Liza studied mathematics as an undergraduate but switched to statistics for her Ph.D. because she wanted to have a closer connection to the real world. Her current research interests focus on statistical analysis of network data and its applications, from social media to neuroimaging. One challenge of networks is that we can no longer rely on an independent identically distributed sample: network data is about connections between nodes, which are not independent, and frequently there is only one observation to work with (there is only one Facebook, not a sample of them). Computational challenges in this field require working with large sparse matrices and solving difficult optimization problems; mathematical challenges call for tools from modern random matrix theory.
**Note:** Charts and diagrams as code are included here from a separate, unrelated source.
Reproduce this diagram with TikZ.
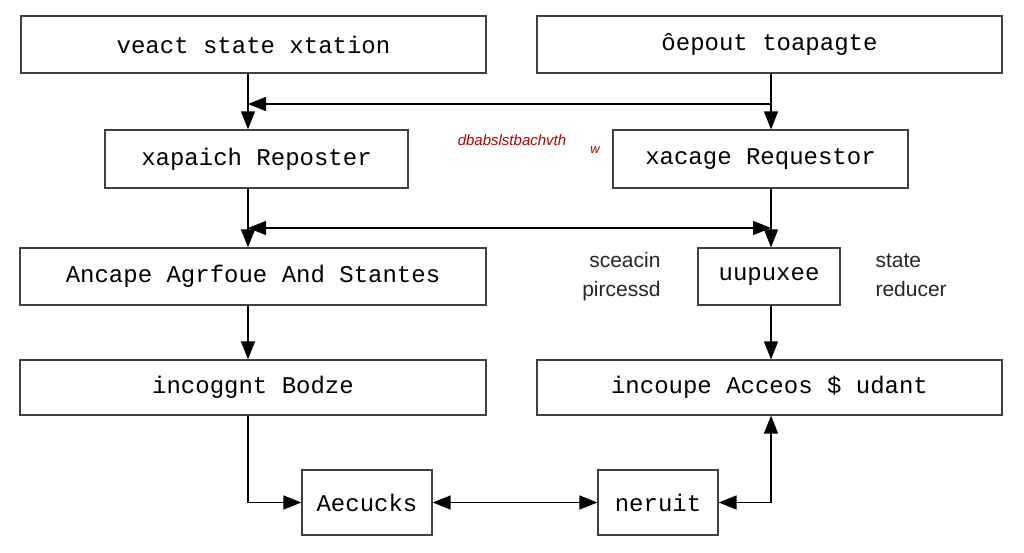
\documentclass[tikz,border=0pt]{standalone}
\usepackage{fontspec}
\setmainfont{Liberation Sans}
\newfontfamily\mono{Liberation Mono}
\usetikzlibrary{arrows.meta}
\begin{document}
\begin{tikzpicture}[x=1pt,y=-1pt,
  box/.style={draw=black!75,line width=1.2pt,inner sep=0pt,font=\mono\fontsize{24}{26}\selectfont},
  tip/.tip={Triangle[length=18pt,width=14pt]},
  arr/.style={line width=1.3pt,-tip},
  darr/.style={line width=1.3pt,tip-tip},
  lab/.style={font=\fontsize{21}{29}\selectfont,text=black!85,align=left}]
\useasboundingbox[fill=white] (0,0) rectangle (1024,553);
\newcommand{\bx}[6]{\node[box,minimum width=#4-#2,minimum height=#5-#3] (#1) at ({(#2+#4)/2},{(#3+#5)/2}) {#6};}
\bx{a}{21}{16}{486}{73}{veact state xtation}
\bx{b}{537}{16}{1002}{73}{ôepout toapagte}
\bx{c}{105}{130}{408}{188}{xapaich Reposter}
\bx{d}{613}{130}{908}{188}{xacage Requestor}
\bx{e}{20}{248}{486}{305}{Ancape Agrfoue And Stantes}
\bx{f}{698}{248}{840}{305}{uupuxee}
\bx{g}{20}{360}{486}{415}{incoggnt Bodze}
\bx{h}{537}{360}{1002}{415}{incoupe Acceos \$ udant}
\bx{i}{302}{470}{432}{535}{Aecucks}
\bx{j}{598}{470}{718}{535}{neruit}
\node[lab,anchor=east] (l1) at (664,276) {\begin{tabular}{@{}r@{}}sceacin\\pircessd\end{tabular}};
\node[lab,anchor=west] (l2) at (872,276) {\begin{tabular}{@{}l@{}}state\\reducer\end{tabular}};
\node[text=red!70!black,font=\itshape\fontsize{15}{16}\selectfont] (s1) at (512,140) {dbabslstbachvth};
\node[text=red!70!black,font=\itshape\fontsize{13}{14}\selectfont] (s2) at (595,150) {w};
\draw[arr] (a.south -| 248,0) -- (c.north -| 248,0);
\draw[arr] (b.south -| 771,0) -- (d.north -| 771,0);
\coordinate (p1) at (771,104); \coordinate (p2) at (248,104);
\draw[arr] (p1) -- (p2);
\draw[arr] (c.south -| 248,0) -- (e.north -| 248,0);
\draw[arr] (d.south -| 771,0) -- (f.north -| 771,0);
\coordinate (q1) at (248,228); \coordinate (q2) at (771,228);
\draw[darr] (q1) -- (q2);
\draw[arr] (e.south -| 248,0) -- (g.north -| 248,0);
\draw[arr] (f.south -| 771,0) -- (h.north -| 771,0);
\draw[arr] (g.south -| 248,0) |- (i.west);
\draw[darr] (i.east) -- (j.west);
\draw[darr] (j.east) -| (h.south -| 771,0);
\end{tikzpicture}
\end{document}
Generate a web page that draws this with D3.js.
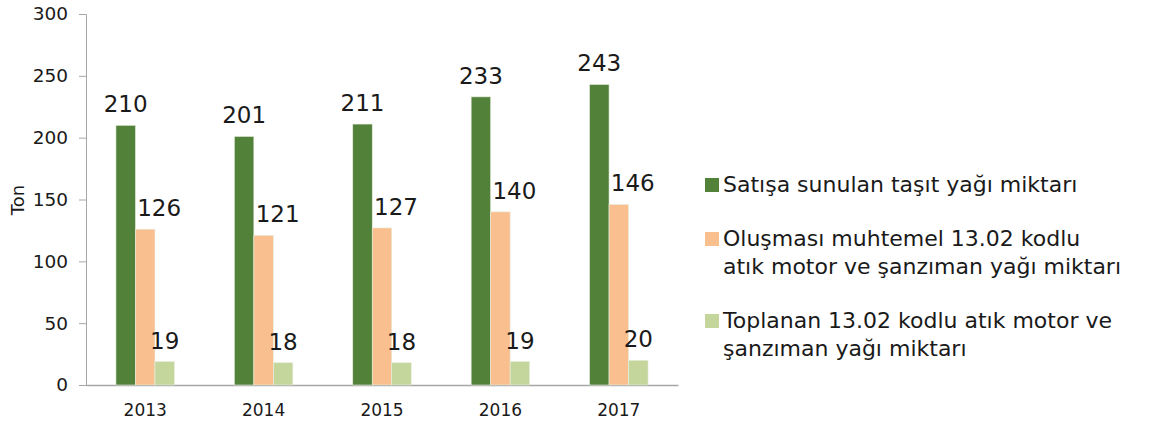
<!DOCTYPE html>
<html>
<head>
<meta charset="utf-8">
<script src="https://cdn.jsdelivr.net/npm/d3@7"></script>
<style>
  body { margin: 0; background: #fff; }
  text { font-family: "DejaVu Sans", sans-serif; fill: #1a1a1a; }
</style>
</head>
<body>
<script>
var years = ["2013", "2014", "2015", "2016", "2017"];
var seriesNames = [
  ["Satışa sunulan taşıt yağı miktarı"],
  ["Oluşması muhtemel 13.02 kodlu", "atık motor ve şanzıman yağı miktarı"],
  ["Toplanan 13.02 kodlu atık motor ve", "şanzıman yağı miktarı"]
];
var satis = [210, 201, 211, 233, 243];
var olusma = [126, 121, 127, 140, 146];
var toplanan = [19, 18, 18, 19, 20];
var yTicks = [0, 50, 100, 150, 200, 250, 300];

var colors = ["#52813a", "#f9bf8f", "#c4d69b"];
var series = [satis, olusma, toplanan];

var width = 1151, height = 428;
var plot = { left: 86, right: 678, top: 14, bottom: 385 };

var svg = d3.select("body").append("svg")
  .attr("width", width)
  .attr("height", height);

var x0 = d3.scaleBand()
  .domain(years)
  .range([plot.left, plot.right]);

var x1 = d3.scaleBand()
  .domain([0, 1, 2])
  .range([0, 58.5]);

var y = d3.scaleLinear()
  .domain([0, 300])
  .range([plot.bottom, plot.top]);

// y axis
var yAxis = svg.append("g")
  .attr("transform", `translate(${plot.left},0)`)
  .call(d3.axisLeft(y).tickValues(yTicks).tickSize(7).tickPadding(11));
yAxis.selectAll("line, path").attr("stroke", "#a6a6a6");
yAxis.selectAll("text").style("font-size", "18.5px").style("font-family", "DejaVu Sans").attr("fill", "#1a1a1a");

// x axis
var xAxis = svg.append("g")
  .attr("transform", `translate(0,${plot.bottom})`)
  .call(d3.axisBottom(x0).tickSize(0).tickPadding(19).tickSizeOuter(0));
xAxis.selectAll("path").attr("stroke", "#a6a6a6").attr("stroke-width", 1.5);
xAxis.selectAll("text").style("font-size", "17px").style("font-family", "DejaVu Sans").attr("fill", "#1a1a1a");

svg.append("text")
  .attr("transform", "translate(24,200) rotate(-90)")
  .attr("text-anchor", "middle")
  .style("font-size", "18px")
  .text("Ton");

var groupOffset = (x0.bandwidth() - 58.5) / 2;

series.forEach(function (vals, s) {
  var g = svg.append("g");
  g.selectAll("rect")
    .data(vals)
    .enter()
    .append("rect")
    .attr("x", function (d, i) { return x0(years[i]) + groupOffset + x1(s); })
    .attr("y", function (d) { return y(d); })
    .attr("width", x1.bandwidth())
    .attr("height", function (d) { return plot.bottom - y(d); })
    .attr("fill", colors[s])
    .attr("stroke", "#e8eedf")
    .attr("stroke-width", 0.6);

  g.selectAll("text")
    .data(vals)
    .enter()
    .append("text")
    .attr("x", function (d, i) {
      var bx = x0(years[i]) + groupOffset + x1(s) + x1.bandwidth() / 2;
      return s === 1 ? bx + 14 : bx;
    })
    .attr("y", function (d) { return y(d) - 13; })
    .attr("text-anchor", "middle")
    .style("font-size", "23px")
    .text(function (d) { return d; });
});

// legend
var legendY = [192, 246, 328];
var legend = svg.append("g");
seriesNames.forEach(function (lines, s) {
  legend.append("rect")
    .attr("x", 705)
    .attr("y", legendY[s] - 14)
    .attr("width", 14)
    .attr("height", 14)
    .attr("fill", colors[s]);
  var t = legend.append("text")
    .attr("x", 723)
    .attr("y", legendY[s])
    .style("font-size", "22px");
  lines.forEach(function (line, k) {
    t.append("tspan")
      .attr("x", 723)
      .attr("dy", k === 0 ? 0 : 28)
      .text(line);
  });
});
</script>
</body>
</html>
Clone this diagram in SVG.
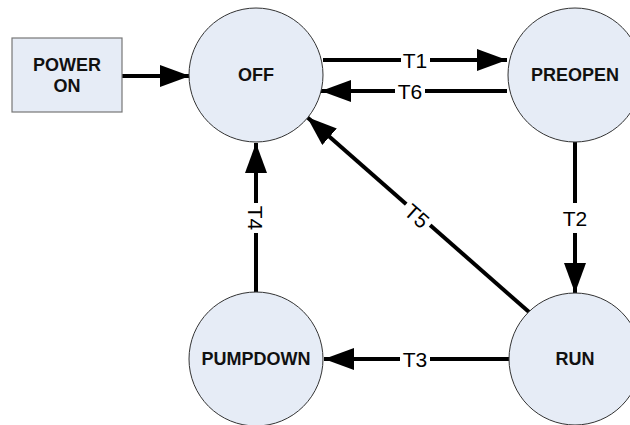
<svg xmlns="http://www.w3.org/2000/svg" width="630" height="425" viewBox="0 0 630 425">
<defs>
<style>
.node{fill:#e6ecf6;stroke:#333;stroke-width:1}
.box{fill:#e6ecf6;stroke:#777;stroke-width:1.2}
.nl{font-family:"Liberation Sans",Arial,sans-serif;font-weight:bold;font-size:18px;fill:#111;text-anchor:middle;dominant-baseline:central}
.el{font-family:"Liberation Sans",Arial,sans-serif;font-size:21px;fill:#000;text-anchor:middle;dominant-baseline:central}
.ln{stroke:#000;stroke-width:4;fill:none}
.bg{fill:#fff}
</style>
<marker id="ah" markerUnits="userSpaceOnUse" markerWidth="30" markerHeight="22" viewBox="0 0 30 22" refX="30" refY="11" orient="auto">
<path d="M0,0 L30,11 L0,22 Z" fill="#000"/>
</marker>
</defs>
<rect width="630" height="425" fill="#fff"/>
<g id="connectors">
<line class="ln" x1="122" y1="76" x2="190" y2="76" marker-end="url(#ah)"/>
<line class="ln" x1="323" y1="60" x2="507" y2="60" marker-end="url(#ah)"/>
<line class="ln" x1="507" y1="91" x2="321" y2="91" marker-end="url(#ah)"/>
<line class="ln" x1="575" y1="142" x2="575" y2="293" marker-end="url(#ah)"/>
<line class="ln" x1="510" y1="359" x2="324" y2="359" marker-end="url(#ah)"/>
<line class="ln" x1="256" y1="293" x2="256" y2="143" marker-end="url(#ah)"/>
<line class="ln" x1="529" y1="312" x2="307" y2="117" marker-end="url(#ah)"/>
<rect class="bg" x="401" y="48" width="29" height="24"/>
<text class="el" x="415" y="60">T1</text>
<rect class="bg" x="395" y="79" width="30" height="24"/>
<text class="el" x="410" y="91">T6</text>
<rect class="bg" x="561" y="203" width="28" height="30"/>
<text class="el" x="575" y="218">T2</text>
<rect class="bg" x="400" y="347" width="30" height="24"/>
<text class="el" x="415" y="359">T3</text>
<g transform="translate(255,218) rotate(90)">
<rect class="bg" x="-15" y="-11" width="30" height="22"/>
<text class="el" x="0" y="0">T4</text>
</g>
<g transform="translate(417,216) rotate(41.3)">
<rect class="bg" x="-16" y="-11" width="32" height="22"/>
<text class="el" x="0" y="0">T5</text>
</g>
</g>
<g id="power-on">
<rect class="box" x="12" y="38" width="110" height="74"/>
<text class="nl" x="67" y="65">POWER</text>
<text class="nl" x="67" y="86">ON</text>
</g>
<g id="off">
<circle class="node" cx="256" cy="75" r="67"/>
<text class="nl" x="256" y="75">OFF</text>
</g>
<g id="preopen">
<circle class="node" cx="575" cy="75" r="67"/>
<text class="nl" x="575" y="75">PREOPEN</text>
</g>
<g id="run">
<circle class="node" cx="575" cy="359" r="66"/>
<text class="nl" x="575" y="359">RUN</text>
</g>
<g id="pumpdown">
<circle class="node" cx="256" cy="359" r="67"/>
<text class="nl" x="256" y="359">PUMPDOWN</text>
</g>
</svg>
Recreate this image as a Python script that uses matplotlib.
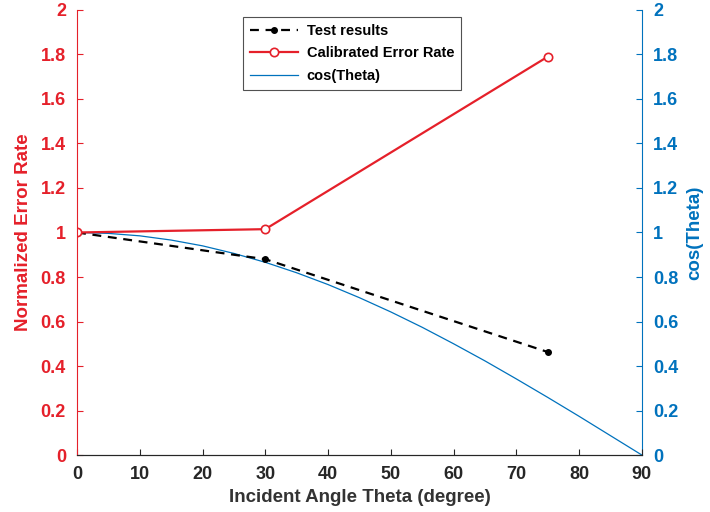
import matplotlib
matplotlib.use("Agg")
import matplotlib.pyplot as plt

plt.rcParams['font.family'] = ['Liberation Sans', 'DejaVu Sans']
plt.rcParams['font.weight'] = 'bold'

# ---- data ----
test_theta = [0, 30, 75]
test_rate = [1.0, 0.88, 0.463]

calib_theta = [0, 30, 75]
calib_rate = [1.0, 1.015, 1.79]

cos_theta_deg = [0, 5, 10, 15, 20, 25, 30, 35, 40, 45, 50, 55, 60, 65, 70, 75, 80, 85, 90]
cos_values = [1.0, 0.996, 0.985, 0.966, 0.940, 0.906, 0.866, 0.819, 0.766, 0.707,
              0.643, 0.574, 0.500, 0.423, 0.342, 0.259, 0.174, 0.087, 0.0]

x_ticks = [0, 10, 20, 30, 40, 50, 60, 70, 80, 90]
y_ticks = [0, 0.2, 0.4, 0.6, 0.8, 1, 1.2, 1.4, 1.6, 1.8, 2]
y_tick_labels = ['0', '0.2', '0.4', '0.6', '0.8', '1', '1.2', '1.4', '1.6', '1.8', '2']

RED = '#E5202A'
BLUE = '#0072BD'
DARK = '#262626'

fig = plt.figure(figsize=(7.1, 5.12), dpi=100)
ax = fig.add_axes([0.1085, 0.1113, 0.7955, 0.8692])
ax2 = ax.twinx()

l1, = ax.plot(test_theta, test_rate, '--', color='black', lw=1.6,
              marker='o', markersize=4, dashes=(4, 3), label='Test results')
l2, = ax.plot(calib_theta, calib_rate, '-', color=RED, lw=1.6,
              marker='o', markersize=6, markerfacecolor='white',
              markeredgecolor=RED, markeredgewidth=1.2, label='Calibrated Error Rate')
l3, = ax2.plot(cos_theta_deg, cos_values, '-', color=BLUE, lw=0.9, label='cos(Theta)')

ax.set_xlim(0, 90)
ax.set_ylim(0, 2)
ax2.set_ylim(0, 2)
ax.set_xticks(x_ticks)
ax.set_yticks(y_ticks)
ax.set_yticklabels(y_tick_labels)
ax2.set_yticks(y_ticks)
ax2.set_yticklabels(y_tick_labels)

for a in (ax, ax2):
    a.spines['top'].set_visible(False)
    a.spines['bottom'].set_color(DARK)
ax.spines['left'].set_color(RED)
ax.spines['right'].set_visible(False)
ax2.spines['left'].set_visible(False)
ax2.spines['right'].set_color(BLUE)

ax.tick_params(axis='x', direction='in', colors=DARK, labelsize=13, length=4, pad=8)
ax.tick_params(axis='y', direction='in', colors=RED, labelsize=13, length=4, pad=8)
ax2.tick_params(axis='y', direction='in', colors=BLUE, labelsize=13, length=4, pad=8)
for lab in ax.get_xticklabels() + ax.get_yticklabels() + ax2.get_yticklabels():
    lab.set_fontweight('bold')

ax.set_xlabel('Incident Angle Theta (degree)', fontsize=13.5, fontweight='bold', color='#333333', labelpad=4)
ax.set_ylabel('Normalized Error Rate', fontsize=13.5, fontweight='bold', color=RED, labelpad=6)
ax2.set_ylabel('cos(Theta)', fontsize=13.5, fontweight='bold', color=BLUE, labelpad=6)

leg = ax.legend(handles=[l1, l2, l3], loc='upper left', bbox_to_anchor=(0.294, 0.984),
                borderaxespad=0, fontsize=10.5, frameon=True, fancybox=False, edgecolor=DARK,
                handlelength=3.3, borderpad=0.45, labelspacing=0.6, handletextpad=0.6)
leg.get_frame().set_linewidth(0.8)
for t in leg.get_texts():
    t.set_fontweight('bold')
ax.set_zorder(ax2.get_zorder() + 1)
ax.patch.set_visible(False)

fig.savefig('out.png', dpi=100)
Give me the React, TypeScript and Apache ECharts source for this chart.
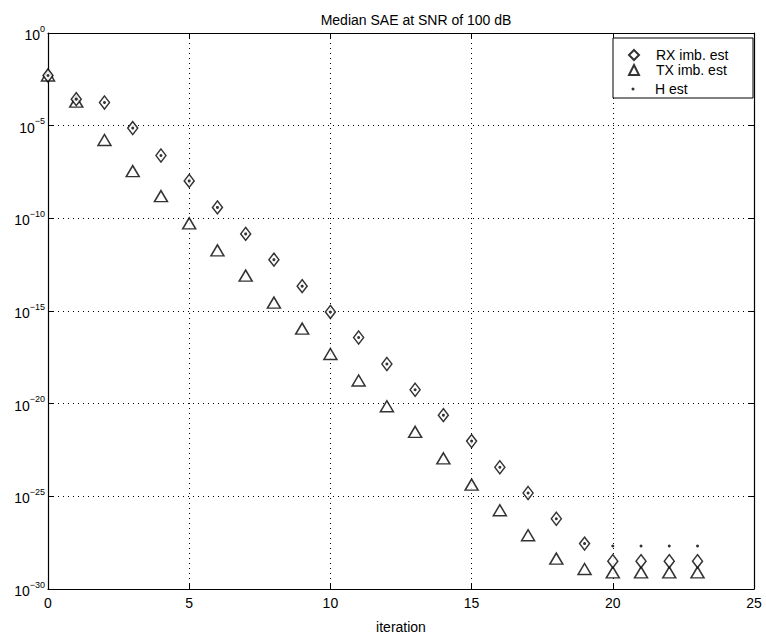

Working with multiple networks, as in neuroimaging (each person has their own brain connectivity network), presents its own opportunities and challenges. On one hand, we are back to having a sample, which is good. On the other hand, how exactly do we compute the sample mean of networks, or perform a two-sample test? Many of these very basic questions remain open for networks.
On neuroimaging applications, Liza collaborates with faculty from Psychiatry who study both abnormal brain patterns, e.g. those in schizophrenia or PTSD, and normal brain development in children and adolescents. These data are extremely noisy, but there is definitely signal: if you take resting state fMRI-based brain networks of schizophrenics and healthy controls, and throw them into your favorite off-the-shelf classifier, you’ll get 80% accuracy; with a bit more effort, you can get over 90% accuracy. But if you ask just how the schizophrenic brains differ from normal ones, it’s a much harder question to answer, and the usual variable selection tools don’t help much – features are edge weights, and there are far too many predictive edges which don’t tend to arrange themselves into a nice interpretable pattern. Developing “network-aware” prediction and variable selection methods, which can be interpreted in terms of larger network structures and not just the individual edges, is a current key research goal in Liza’s group.
Most Ph.D. students in the department know Liza first and foremost as the Ph.D. program director, and she finds that role extremely rewarding. As interesting as research is, it rarely has the kind of immediate and tangible impact on people’s lives as advising and mentoring sometimes do, and Liza very much enjoys interacting with students and helping them find career paths that are best for them, whatever they may be.
Fun Fact: According to Liza’s three children, she can only cook about three things, and one of them is salad. According to Liza, this is not true, but she admits that the kids probably don’t have enough empirical data to reject this hypothesis.